I was working on my content after my birthday cake when the girls asked me to put up the tree right there and then.
I looked at them and said, “Honey, you are welcome to do it yourself if you like.”
They could not contain themselves. Jumping out of their own skins.
So while I finished my work about a couple of hours later, I peaked in to see the tree.
With no help from me at all.
First realization, the lights that were threaded through the tree were two different colors. Yep. The yellow lights you see all the time, and apparently the addition of new strings of lights that were LED lights. These things look like the flashlight feature on your iphone. So bright, it’s almost dizzying.

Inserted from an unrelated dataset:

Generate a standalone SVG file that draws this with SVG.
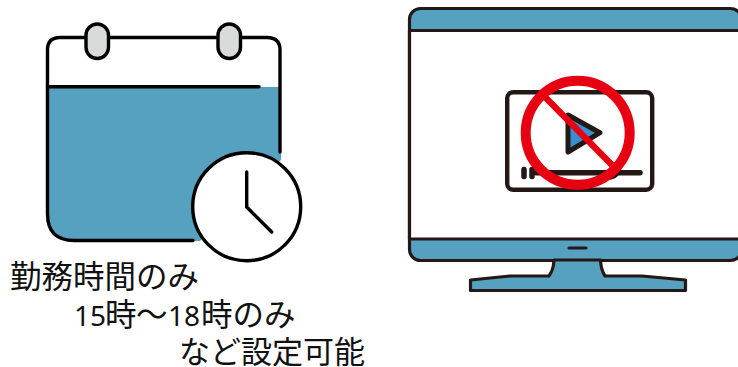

My husband and my girls were looking back at me. Like an excited puppy.
I saw all the areas that were over decorated and the areas that had asymmetry. Too many gold pieces together and too many red pieces clustered up. The lights were uneven in terms of their distribution and uneven because they are literally two different lights.
The old me would have just jumped in to fix it all.
The new me looked at those beautiful faces. My loving family was looking back at me. My sweet husband who after a long day at work still manages to make time to drag a tree out of the musty storage up to the house for the joy of his girls. My girls who could not contain their excitement and pride that they got to do the whole tree by themselves. To be trusted to handle all the fragile ones I bought on my sister’s 40th birthday trip to Paris. They were beaming with pride.
The new me ate it all up.
How lucky am I? How can I have a family that is this loving and this caring? How am I to receive this love?
Without judgment. Without making it better.
My imperfect tree is perfect. I wake up in the morning and have a cup of coffee. That’s my time to write in my journal. I Look at the uneven tree and the bald spots and am reminded of the love that put the tree together.
One day, my girls will be away to college and my husband really could take the tree or leave it.
But this day, I am grateful to start to jump into the joy of this holiday season. The time and space where I am surrounded with love.
In the imperfect world, we must receive love perfectly.
Otherwise, we are selling ourselves short every time.
How would you rather show up in your life?
With so much love and Aloha to you all.